Plus, research has found that replacing just half of our meat and dairy consumption with plant-based alternatives – essentially what blended meat is doing – can cut 31% of our agricultural and land use emissions, halt deforestation, halve the decline of ecosystems, and double overall climate benefits.
Gosker cited a report by the Guardian last year, which forecast the predicted impact of blended meat on our food system. “If Burger King and McDonald’s – which together represent between 2-3% of global beef purchases – changed their beef patties into 50/50 blends with plant-based meat, demand for global agricultural land would reduce by 8.5 million hectares – an area the size of Ireland,” she summarised.

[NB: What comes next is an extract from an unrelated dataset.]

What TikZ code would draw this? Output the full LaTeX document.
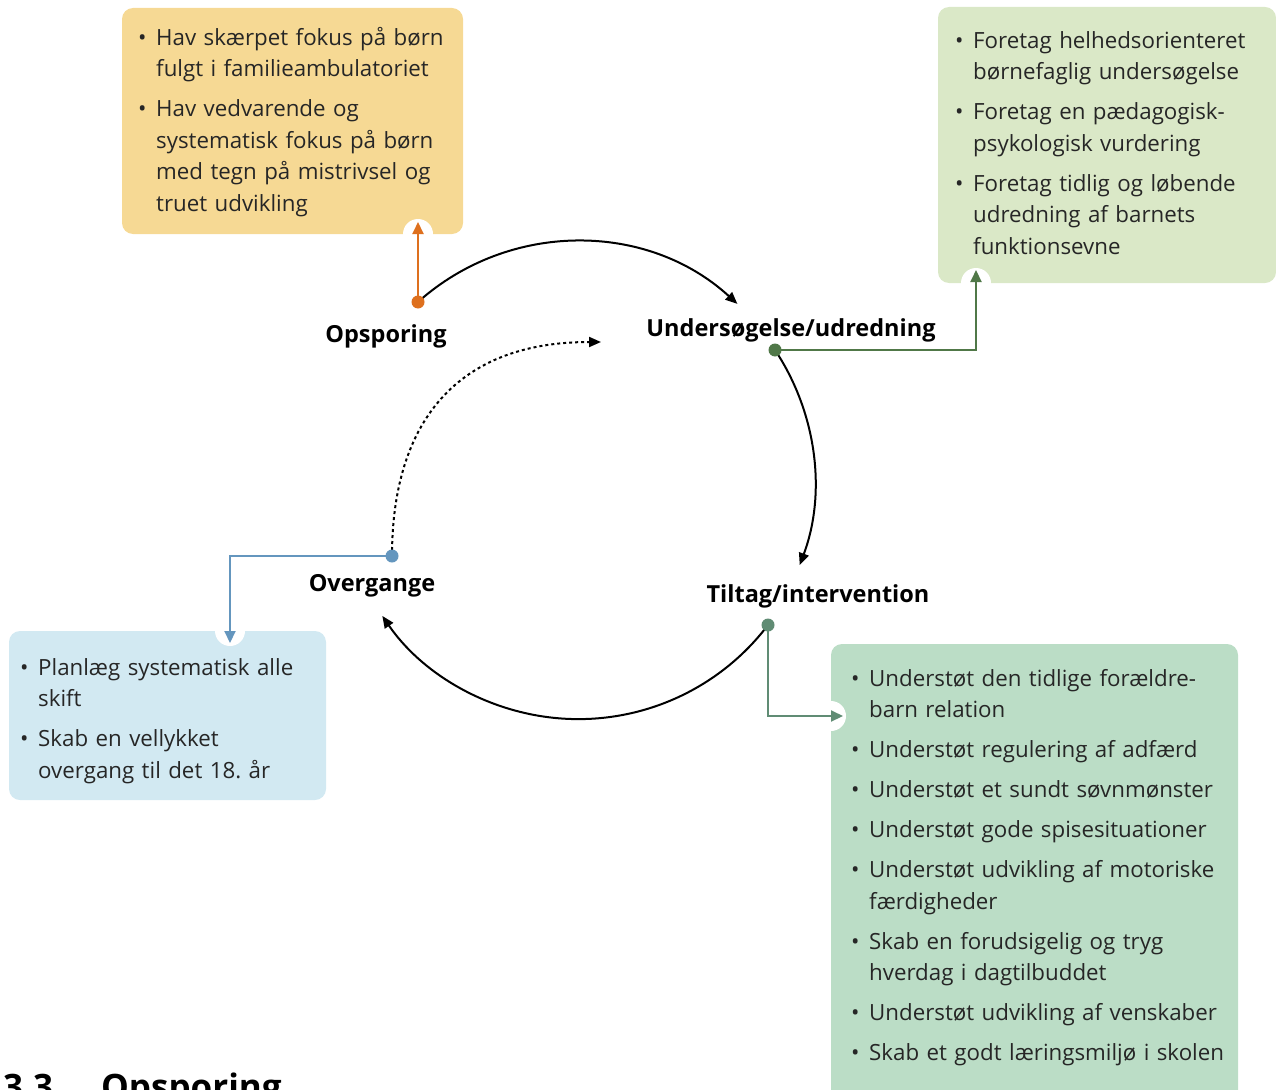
\documentclass[tikz,border=0pt]{standalone}
\usepackage{fontspec}
\setmainfont{Open Sans}
\usetikzlibrary{arrows.meta}
\frenchspacing
\definecolor{opsfill}{RGB}{246,217,148}
\definecolor{undfill}{RGB}{218,232,199}
\definecolor{ovefill}{RGB}{210,233,242}
\definecolor{tilfill}{RGB}{187,221,198}
\definecolor{opsline}{RGB}{222,112,30}
\definecolor{undline}{RGB}{80,120,72}
\definecolor{oveline}{RGB}{100,150,190}
\definecolor{tilline}{RGB}{96,140,116}
\newcommand\punkt{\hangindent=18pt\hangafter=1\makebox[18pt][l]{\textbullet}}

\begin{document}
\begin{tikzpicture}[x=1pt,y=-1pt,
  boks/.style={rounded corners=11pt},
  tekst/.style={anchor=north west,inner sep=0pt,text width=480pt,align=left,text=black!85,
    font=\fontsize{22.3}{31.5}\selectfont\setlength{\parskip}{8.5pt}},
  fase/.style={font=\bfseries\fontsize{23.5}{28}\selectfont,anchor=base,inner sep=0pt},
  hak/.style={fill=white,draw=none},
  cyc/.style={line width=2pt,-{Triangle[length=12pt,width=10pt]}},
  pil/.style={line width=2pt,-{Triangle[length=12pt,width=11pt]}}]
\useasboundingbox (0,0) rectangle (1276,1089);

% boxes
\fill[opsfill,boks] (122,8) rectangle (463,234);
\fill[undfill,boks] (938,7) rectangle (1276,283);
\fill[ovefill,boks] (9,631) rectangle (326,800);
\fill[tilfill,boks] (831,644) rectangle (1238,1120);
\fill[hak] (418,234) circle (15);
\fill[hak] (976,283) circle (15);
\fill[hak] (230,631) circle (15);
\fill[hak] (831,716) circle (15);

% dots and arrow ends
\coordinate (d-ops) at (418,302);
\coordinate (d-und) at (775,350);
\coordinate (d-til) at (768,625);
\coordinate (d-ove) at (392,556);
\coordinate (n-ops) at (418,222);
\coordinate (n-und) at (976,270);
\coordinate (n-til) at (843,716);
\coordinate (n-ove) at (230,643);
\coordinate (ret) at (601,342);

% cycle
\draw[cyc] (d-ops) arc[start angle=-131.8,end angle=-47.5,radius=238];
\draw[cyc] (d-und) arc[start angle=-33.6,end angle=20.5,radius=238];
\draw[cyc] (d-til) arc[start angle=37.2,end angle=145.5,radius=238];
\draw[cyc,dash pattern=on 3pt off 3pt] (d-ove) .. controls (392,430) and (450,342) .. (ret);

% connectors to boxes
\draw[pil,opsline] (d-ops) -- (n-ops);
\draw[pil,undline] (d-und) -| (n-und);
\draw[pil,tilline] (d-til) |- (n-til);
\draw[pil,oveline] (d-ove) -| (n-ove);
\fill[opsline] (d-ops) circle (6.5);
\fill[undline] (d-und) circle (6.5);
\fill[tilline] (d-til) circle (6.5);
\fill[oveline] (d-ove) circle (6.5);

% phase labels
\node[fase] (ops) at (386,342) {Opsporing};
\node[fase] (und) at (791,336) {Undersøgelse/udredning};
\node[fase] (til) at (818,602) {Tiltag/intervention};
\node[fase] (ove) at (372,591) {Overgange};

% box texts
\node[tekst] (t-ops) at (138,27) {\punkt Hav skærpet fokus på børn\newline fulgt i familieambulatoriet\par
  \punkt Hav vedvarende og\newline systematisk fokus på børn\newline med tegn på mistrivsel og\newline truet udvikling\par};
\node[tekst] (t-und) at (955,31) {\punkt Foretag helhedsorienteret\newline børnefaglig undersøgelse\par
  \punkt Foretag en pædagogisk-\newline psykologisk vurdering\par
  \punkt Foretag tidlig og løbende\newline udredning af barnets\newline funktionsevne\par};
\node[tekst] (t-ove) at (20,658) {\punkt Planlæg systematisk alle\newline skift\par
  \punkt Skab en vellykket\newline overgang til det 18. år\par};
\node[tekst] (t-til) at (851,669) {\punkt Understøt den tidlige forældre-\newline barn relation\par
  \punkt Understøt regulering af adfærd\par
  \punkt Understøt et sundt søvnmønster\par
  \punkt Understøt gode spisesituationer\par
  \punkt Understøt udvikling af motoriske\newline færdigheder\par
  \punkt Skab en forudsigelig og tryg\newline hverdag i dagtilbuddet\par
  \punkt Understøt udvikling af venskaber\par
  \punkt Skab et godt læringsmiljø i skolen\par};

% heading cut by the page edge
\node[anchor=base west,inner sep=0pt,font=\bfseries\fontsize{35}{40}\selectfont] (overskrift) at (3,1099) {3.3\hspace{48pt}Opsporing};
\end{tikzpicture}
\end{document}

“The stakes are so high for this cause, yet the standards are far too low,” says Birdie. “Our vision radically differs from others and we aim to be a leading force driving change, not merely to be along for the ride. When I look at where we want to be in, let’s say 100 years from now – a world in which we truly have a sustainable protein industry – it’s hard for me to envision a realistic path without blends playing a critical role.”
Biride adds that she isn’t too excited about blended meat’s short-term benefits. “I believe the true power of blends lies in their unique ability to create an environment where the entire sustainable, alt-protein protein sector can thrive.”
This article was updated to include the name of Parendi Birdie’s startup, which was under wraps at the time of publication.